Order (goal: structure, rules)

  • The Congress represents the will of the people in creating Law and Order
  • The Justice Department and the State and Federal Courts ensure that all Americans are treated equally under The Law

Honor (goal: loyalty, tradition)

  • It is important to be a loyal American to honor all Those Who’ve Sacrificed to preserve the Freedom we enjoy today

Idealism (goal: improve social conditions)

  • The Government takes care of all those in need in America with Entitlement Programs so that none will go hungry or be excluded from all the benefits of being an American
  • American Foreign Aid prevents mass starvation around the world

So, even if you walk someone through an irrefutable logical argument proving that taxes amount to theft, they still won’t condemn taxes as immoral, because that would logically mean that Government, as the thief, is immoral. And that logical conclusion would be too emotionally unsettling, as it threatens the ‘government-linked’ attainment of so many of their core drive goals.

Thus, doublethink must be maintained.

Now, you would think that maintaining doublethink would lead to ‘cognitive dissonance’…

In psychology, cognitive dissonance is the discomfort experienced when simultaneously holding two or more conflicting cognitions: ideas, beliefs, values or emotional reactions.

But perhaps another keen insight from ‘1984’ – Newspeak – helps explain how the Government prevents cognitive dissonance from interfering with its achievement of pervasive doublethink.
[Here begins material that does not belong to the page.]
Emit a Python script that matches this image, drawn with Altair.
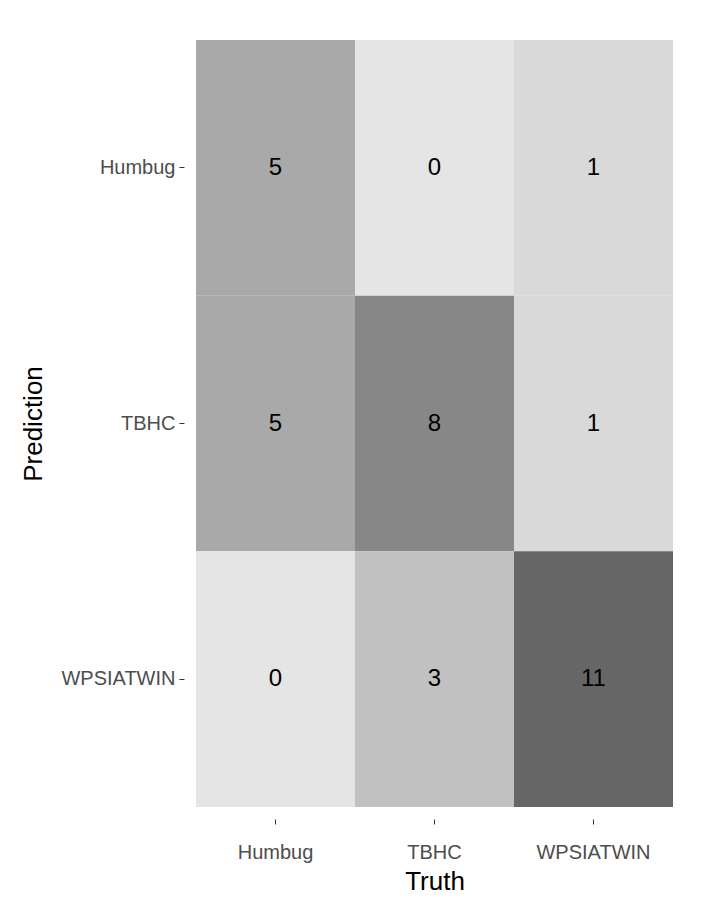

According to George Orwell,

“The purpose of Newspeak was not only to provide a medium of expression for the world-view and mental habits proper to the devotees of IngSoc [The State], but to make all other modes of thought impossible.”
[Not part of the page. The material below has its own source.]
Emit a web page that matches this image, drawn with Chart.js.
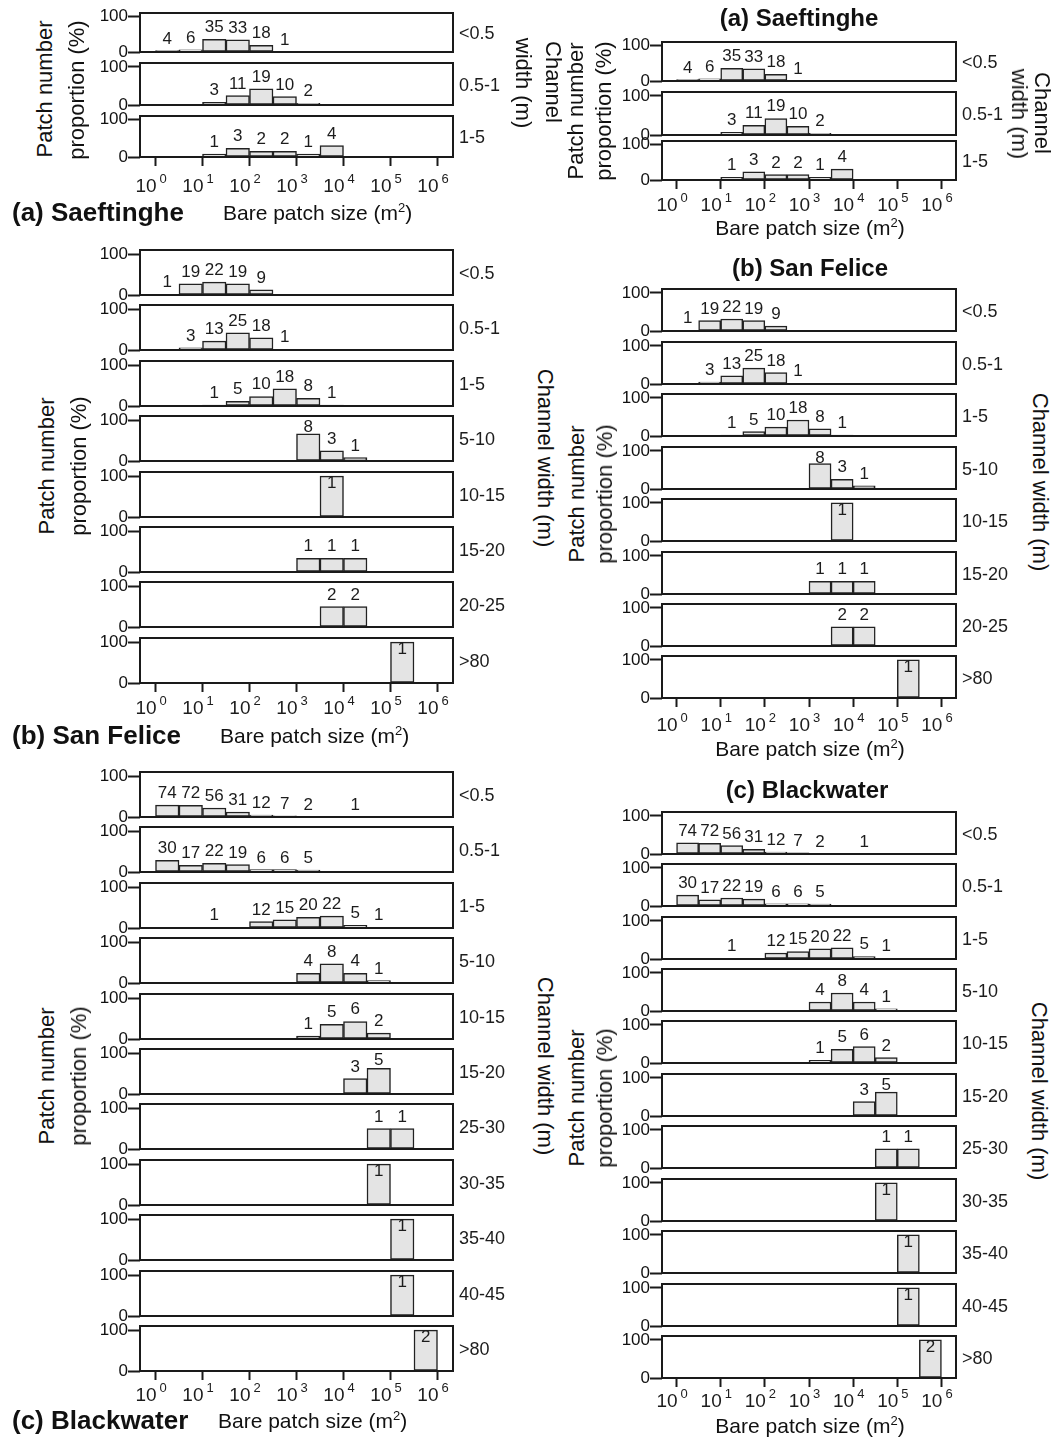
<!DOCTYPE html>
<html>
<head>
<meta charset="utf-8">
<script src="https://cdn.jsdelivr.net/npm/chart.js@4.4.1/dist/chart.umd.min.js"></script>
<style>
  body { margin: 0; background: #fff; }
  #page { position: relative; width: 1064px; height: 1438px; overflow: hidden;
          font-family: "Liberation Sans", Arial, sans-serif; color: #111; }
  #page canvas { position: absolute; }
  .t { position: absolute; white-space: nowrap; line-height: 1; }
  .t sup { font-size: 0.62em; line-height: 0; vertical-align: 0.55em; }
  .c { transform: translate(-50%, -50%); }
  .l { transform: translateY(-50%); }
  .rl { transform: translate(-50%, -50%) rotate(-90deg); }
  .rr { transform: translate(-50%, -50%) rotate(90deg); }
</style>
</head>
<body>
<div id="page"></div>
<script>
// log10 of the bare patch size at the centre of each half-decade bin (10^0 .. 10^6)
const binCentres = [0.25, 0.75, 1.25, 1.75, 2.25, 2.75, 3.25, 3.75, 4.25, 4.75, 5.25, 5.75];
const decadeExponents = [0, 1, 2, 3, 4, 5, 6];
const yTicks = [0, 100];

// patch counts per bin, one row per channel width class
const saeftingheClasses = ['<0.5', '0.5-1', '1-5'];
const saeftingheCounts = [
  [4, 6, 35, 33, 18, 1, null, null, null, null, null, null],
  [null, null, 3, 11, 19, 10, 2, null, null, null, null, null],
  [null, null, 1, 3, 2, 2, 1, 4, null, null, null, null]
];

const sanFeliceClasses = ['<0.5', '0.5-1', '1-5', '5-10', '10-15', '15-20', '20-25', '>80'];
const sanFeliceCounts = [
  [1, 19, 22, 19, 9, null, null, null, null, null, null, null],
  [null, 3, 13, 25, 18, 1, null, null, null, null, null, null],
  [null, null, 1, 5, 10, 18, 8, 1, null, null, null, null],
  [null, null, null, null, null, null, 8, 3, 1, null, null, null],
  [null, null, null, null, null, null, null, 1, null, null, null, null],
  [null, null, null, null, null, null, 1, 1, 1, null, null, null],
  [null, null, null, null, null, null, null, 2, 2, null, null, null],
  [null, null, null, null, null, null, null, null, null, null, 1, null]
];

const blackwaterClasses = ['<0.5', '0.5-1', '1-5', '5-10', '10-15', '15-20', '25-30', '30-35', '35-40', '40-45', '>80'];
const blackwaterCounts = [
  [74, 72, 56, 31, 12, 7, 2, null, 1, null, null, null],
  [30, 17, 22, 19, 6, 6, 5, null, null, null, null, null],
  [null, null, 1, null, 12, 15, 20, 22, 5, 1, null, null],
  [null, null, null, null, null, null, 4, 8, 4, 1, null, null],
  [null, null, null, null, null, null, 1, 5, 6, 2, null, null],
  [null, null, null, null, null, null, null, null, 3, 5, null, null],
  [null, null, null, null, null, null, null, null, null, 1, 1, null],
  [null, null, null, null, null, null, null, null, null, 1, null, null],
  [null, null, null, null, null, null, null, null, null, null, 1, null],
  [null, null, null, null, null, null, null, null, null, null, 1, null],
  [null, null, null, null, null, null, null, null, null, null, null, 2]
];

Chart.defaults.font.family = '"Liberation Sans", Arial, sans-serif';
Chart.defaults.color = '#111';

const FONT = '"Liberation Sans", Arial, sans-serif';
const page = document.getElementById('page');

// box, value labels, width class label and 10^n tick labels
const panelPlugin = {
  id: 'panel',
  afterDatasetsDraw(chart, args, opts) {
    const ctx = chart.ctx, a = chart.chartArea;
    const counts = chart.data.datasets[0].counts;
    const meta = chart.getDatasetMeta(0);
    ctx.save();
    ctx.strokeStyle = '#1a1a1a';
    ctx.lineWidth = 2;
    ctx.strokeRect(a.left, a.top, a.right - a.left, a.bottom - a.top);

    ctx.fillStyle = '#1c1c1c';
    ctx.font = '17px ' + FONT;
    ctx.textAlign = 'center';
    ctx.textBaseline = 'alphabetic';
    meta.data.forEach((bar, i) => {
      if (counts[i] == null) return;
      ctx.fillText(String(counts[i]), bar.x, Math.max(bar.y - 7, a.top + 16));
    });

    ctx.font = '18px ' + FONT;
    ctx.textAlign = 'left';
    ctx.textBaseline = 'middle';
    ctx.fillText(opts.label, a.right + 6, (a.top + a.bottom) / 2 + 2);

    if (opts.last) {
      const xs = chart.scales.x;
      decadeExponents.forEach(e => {
        const px = xs.getPixelForValue(e);
        ctx.font = '19px ' + FONT;
        ctx.textAlign = 'right';
        ctx.fillText('10', px + 1, a.bottom + opts.tickDy);
        ctx.font = '13px ' + FONT;
        ctx.textAlign = 'left';
        ctx.fillText(String(e), px + 4, a.bottom + opts.tickDy - 8);
      });
    }
    ctx.restore();
  }
};

function drawPanel(col, label, counts, top, bottom, isLast, tickDy) {
  const padL = 10, axisW = 60, padR = 70, padT = 12, padB = isLast ? 50 : 12;
  const boxW = col.right - col.left, boxH = bottom - top;
  const cv = document.createElement('canvas');
  cv.width = padL + axisW + boxW + padR;
  cv.height = padT + boxH + padB;
  cv.style.left = (col.left - padL - axisW) + 'px';
  cv.style.top = (top - padT) + 'px';
  page.appendChild(cv);

  const total = counts.reduce((s, v) => s + (v || 0), 0);
  new Chart(cv, {
    type: 'bar',
    data: {
      datasets: [{
        data: binCentres.map((x, i) => ({ x: x, y: counts[i] == null ? null : counts[i] / total * 100 })),
        counts: counts,
        backgroundColor: '#e4e4e4',
        borderColor: '#222',
        borderWidth: 1.5,
        borderSkipped: false,
        barPercentage: 1,
        categoryPercentage: 1
      }]
    },
    options: {
      responsive: false,
      animation: false,
      events: [],
      layout: { padding: { left: padL, right: padR, top: padT, bottom: padB } },
      plugins: {
        legend: { display: false },
        tooltip: { enabled: false },
        panel: { label: label, last: isLast, tickDy: tickDy }
      },
      scales: {
        x: {
          type: 'linear', min: -0.33, max: 6.33, offset: false, display: isLast,
          afterBuildTicks: s => { s.ticks = decadeExponents.map(v => ({ value: v })); },
          afterFit: s => { s.height = 0; },
          ticks: { display: false },
          grid: { drawOnChartArea: false, offset: false, tickLength: 9, tickWidth: 2, tickColor: '#1a1a1a' },
          border: { display: false }
        },
        y: {
          min: 0, max: 110,
          afterBuildTicks: s => { s.ticks = yTicks.map(v => ({ value: v })); },
          afterFit: s => { s.width = axisW; },
          ticks: { font: { size: 17 }, color: '#111', padding: 0 },
          grid: { drawOnChartArea: false, tickLength: 12, tickWidth: 2, tickColor: '#1a1a1a' },
          border: { display: false }
        }
      }
    },
    plugins: [panelPlugin]
  });
}

function spaced(first, pitch, n, h) {
  const tops = [], bottoms = [];
  for (let i = 0; i < n; i++) {
    const t = Math.round(first + pitch * i);
    tops.push(t);
    bottoms.push(t + h);
  }
  return { tops, bottoms };
}

const leftCol = { left: 140, right: 453 };
const rightCol = { left: 662, right: 956 };

const groups = [
  { col: leftCol, classes: saeftingheClasses, counts: saeftingheCounts, tops: [13, 63, 116], bottoms: [52, 105, 157], tickDy: 30 },
  Object.assign({ col: leftCol, classes: sanFeliceClasses, counts: sanFeliceCounts, tickDy: 26 }, spaced(250, 55.4, 8, 45)),
  Object.assign({ col: leftCol, classes: blackwaterClasses, counts: blackwaterCounts, tickDy: 25 }, spaced(771.7, 55.45, 11, 45)),
  { col: rightCol, classes: saeftingheClasses, counts: saeftingheCounts, tops: [42, 92, 141], bottoms: [81, 135, 180], tickDy: 26 },
  Object.assign({ col: rightCol, classes: sanFeliceClasses, counts: sanFeliceCounts, tickDy: 28 }, spaced(289.3, 52.45, 8, 42)),
  Object.assign({ col: rightCol, classes: blackwaterClasses, counts: blackwaterCounts, tickDy: 24 }, spaced(811.7, 52.43, 11, 42))
];

groups.forEach(g => {
  g.classes.forEach((cls, i) => {
    drawPanel(g.col, cls, g.counts[i], g.tops[i], g.bottoms[i], i === g.classes.length - 1, g.tickDy);
  });
});

function addText(html, x, y, cls, size, bold) {
  const d = document.createElement('div');
  d.className = 't ' + cls;
  d.innerHTML = html;
  d.style.left = x + 'px';
  d.style.top = y + 'px';
  d.style.fontSize = size + 'px';
  if (bold) d.style.fontWeight = 'bold';
  page.appendChild(d);
}

const xTitle = 'Bare patch size (m<sup>2</sup>)';

// left column
addText('(a) Saeftinghe', 12, 212, 'l', 26, true);
addText(xTitle, 223, 212, 'l', 21);
addText('(b) San Felice', 12, 735, 'l', 26, true);
addText(xTitle, 220, 735, 'l', 21);
addText('(c) Blackwater', 12, 1420, 'l', 26, true);
addText(xTitle, 218, 1420, 'l', 21);

addText('Patch number', 45, 89, 'rl', 22);
addText('proportion (%)', 77, 90, 'rl', 22);
addText('Patch number', 47, 466, 'rl', 22);
addText('proportion (%)', 79, 466, 'rl', 22);
addText('Patch number', 47, 1076, 'rl', 22);
addText('proportion (%)', 79, 1076, 'rl', 22);

addText('Channel', 553, 82, 'rr', 22);
addText('width (m)', 523, 83, 'rr', 22);
addText('Channel width (m)', 545, 458, 'rr', 22);
addText('Channel width (m)', 545, 1066, 'rr', 22);

// right column
addText('(a) Saeftinghe', 799, 18, 'c', 24, true);
addText('(b) San Felice', 810, 268, 'c', 24, true);
addText('(c) Blackwater', 807, 790, 'c', 24, true);
addText(xTitle, 810, 227, 'c', 21);
addText(xTitle, 810, 748, 'c', 21);
addText(xTitle, 810, 1425, 'c', 21);

addText('Patch number', 576, 111, 'rl', 22);
addText('proportion (%)', 604, 111, 'rl', 22);
addText('Patch number', 577, 494, 'rl', 22);
addText('proportion (%)', 605, 494, 'rl', 22);
addText('Patch number', 577, 1098, 'rl', 22);
addText('proportion (%)', 605, 1098, 'rl', 22);

addText('Channel', 1042, 113, 'rr', 22);
addText('width (m)', 1019, 114, 'rr', 22);
addText('Channel width (m)', 1040, 482, 'rr', 22);
addText('Channel width (m)', 1039, 1091, 'rr', 22);
</script>
</body>
</html>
So taxation is never referred to with any words related to confiscation or theft. In fact, the word ‘tax’ is even avoided as much as possible. Instead we get Newspeak words like ‘revenues’ (hence IRS), ‘fees’, ‘assessments’, ‘withholding’, etc., etc.

Taken all together, this explains why, and how, people can so obstinately hold on to the doublethink necessary to believe in ‘good Government’.
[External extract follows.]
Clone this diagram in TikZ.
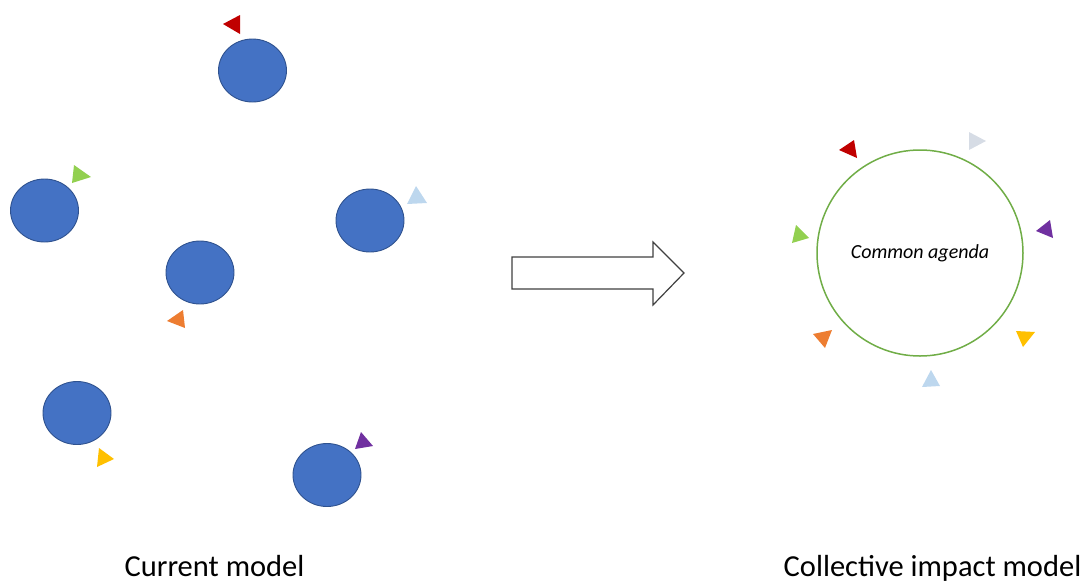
\documentclass[tikz,border=0pt]{standalone}
\usepackage{fontspec}
\setmainfont{Carlito}
\definecolor{dotfill}{HTML}{4472C4}
\definecolor{dotline}{HTML}{2F528F}
\definecolor{ringgreen}{HTML}{70AD47}
\definecolor{tred}{HTML}{C00000}
\definecolor{tgreen}{HTML}{92D050}
\definecolor{tsky}{HTML}{BDD7EE}
\definecolor{torange}{HTML}{ED7D31}
\definecolor{tyellow}{HTML}{FFC000}
\definecolor{tpurple}{HTML}{7030A0}
\definecolor{tgrey}{HTML}{D6DCE5}
\definecolor{arrowline}{HTML}{404040}
\tikzset{
  actor/.style={ellipse, draw=dotline, line width=0.9pt, fill=dotfill,
    minimum width=68pt, minimum height=63pt, inner sep=0pt},
  flag/.style={fill=#1, draw=none},
  caption/.style={font=\fontsize{30.5}{36}\selectfont, anchor=base, inner sep=0pt},
}
\usetikzlibrary{shapes.geometric}
\begin{document}
\begin{tikzpicture}[x=1pt,y=-1pt]
\useasboundingbox (0,0) rectangle (1085,582);

% current model: scattered actors, each with its own direction
\node[actor] (a1) at (252.5,70.5) {};
\node[actor] (a2) at (44.5,210.5) {};
\node[actor] (a3) at (370,220.5) {};
\node[actor] (a4) at (200,272.5) {};
\node[actor] (a5) at (77,413) {};
\node[actor] (a6) at (327,475) {};

\fill[flag=tred]    (240,15) -- (240,34) -- (223,24) -- cycle;
\fill[flag=tgreen]  (74,165) -- (91,177) -- (72,183) -- cycle;
\fill[flag=tsky]    (416,186) -- (427,203) -- (407,204) -- cycle;
\fill[flag=torange] (183,310) -- (185,328) -- (167,321) -- cycle;
\fill[flag=tyellow] (99,448) -- (114,459) -- (97,467) -- cycle;
\fill[flag=tpurple] (361,432) -- (373,446) -- (355,449) -- cycle;

% transition arrow
\draw[arrowline, line width=1.2pt, line join=miter, fill=white]
  (512,257) -- (653,257) -- (653,242) -- (684,273) -- (653,305)
  -- (653,289) -- (512,289) -- cycle;

% collective impact model: actors aligned around a shared agenda
\node[circle, draw=ringgreen, line width=1.5pt, minimum size=206pt, inner sep=0pt,
  font=\fontsize{20}{24}\selectfont\itshape] (agenda) at (920,253) {Common agenda};

\fill[flag=tred]    (839,150) -- (854,140) -- (857,158) -- cycle;
\fill[flag=tgrey]   (969,132) -- (986,141) -- (969,150) -- cycle;
\fill[flag=tgreen]  (796,225) -- (809,238) -- (792,243) -- cycle;
\fill[flag=tpurple] (1050,220) -- (1053,238) -- (1036,231) -- cycle;
\fill[flag=torange] (813,334) -- (832,330) -- (825,348) -- cycle;
\fill[flag=tyellow] (1016,331) -- (1035,332) -- (1023,347) -- cycle;
\fill[flag=tsky]    (931,370) -- (940,386) -- (922,387) -- cycle;

% captions
\node[caption] (capL) at (214.5,576) {Current model};
\node[caption] (capR) at (932.5,576) {Collective impact model};
\end{tikzpicture}
\end{document}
This also helps us to see why we struggle to gain traction for our Voluntaryist message.

Perhaps our most brilliant arguments against the State have minimal impact because we’re aiming at the wrong targets. We’ve been blasting away at consciously held constructs like logic and morality, but that isn’t where the love of Government lies.

Government has burrowed deep into people’s unconscious and entwined itself within their most basic instinctive drives.

So to overcome people’s attachment to Government, I believe we need to re-target our efforts.

If attacking the logic or morality of Government makes people unconsciously uncomfortable with our message, perhaps we would accomplish more by simply sowing seeds of doubt – illustrating Government’s actual record of failure relative to achieving the goals of our common drives.

And, finally, to affect real change, we must begin to consistently tie Voluntaryism into people’s visions of satisfying their core drives. Rather than discussing the mechanics of providing roads, we need to convince them that in a voluntary society they will have better food, and safer communities, and more opportunities for their children.